Tenho lutado mês a mês, dia a dia, hora a hora, resistindo a uma pressão
constante, incessante, tudo suportando em silêncio, tudo esquecendo,
renunciando a mim mesmo, para defender o povo que agora se queda
desamparado. Nada mais vos posso dar a não ser meu sangue. Se as aves de
rapina querem o sangue de alguém, querem continuar sugando o povo
brasileiro, eu ofereço em holocausto a minha vida. Escolho este meio de
estar sempre convosco. Quando vos humilharem sentireis minha alma
sofrendo ao vosso lado. Quando a fome bater à vossa porta, sentireis em
vosso peito a energia para a luta por vós e vossos filhos. Quando vos
vilipendiarem, sentireis no meu pensamento a força para a reação. Meu
sacrifício nos manterá unidos e meu nome será a vossa bandeira de luta.

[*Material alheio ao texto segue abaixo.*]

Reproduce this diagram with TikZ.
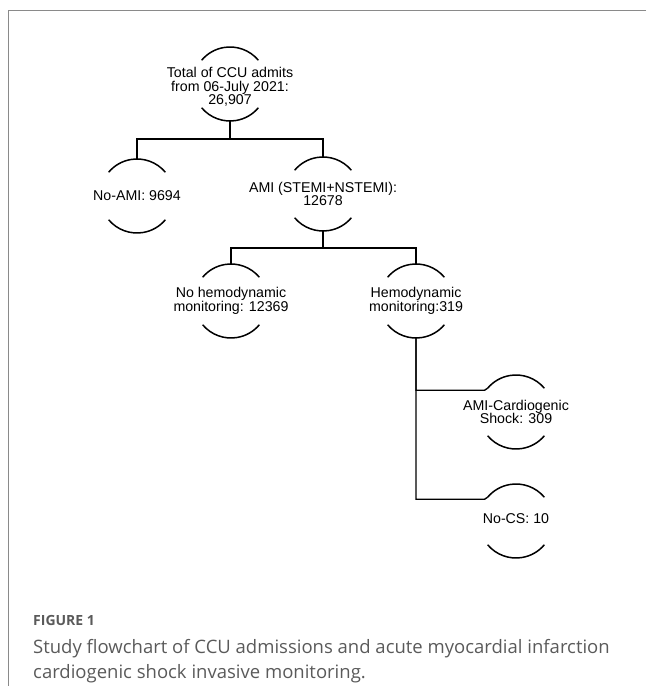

Cada gota de meu sangue será uma chama imortal na vossa consciência e
manterá a vibração sagrada para a resistência. Ao ódio respondo com o
perdão. E aos que pensam que me derrotaram respondo com a minha vitória.
Era escravo do povo e hoje me liberto para a vida eterna. Mas esse povo
de quem fui escravo não mais será escravo de ninguém. Meu sacrifício
ficará para sempre em sua alma e meu sangue terá o preço do seu resgate.
Lutei contra a espoliação do Brasil. Lutei contra a espoliação do povo.
Tenho lutado de peito aberto. O ódio, as infâmias, a calúnia, não
abateram meu ânimo. Eu vos dei a minha vida. Agora ofereço a minha
morte. Nada receio. Serenamente dou o primeiro passo no caminho da
eternidade e saio da vida para entrar na história.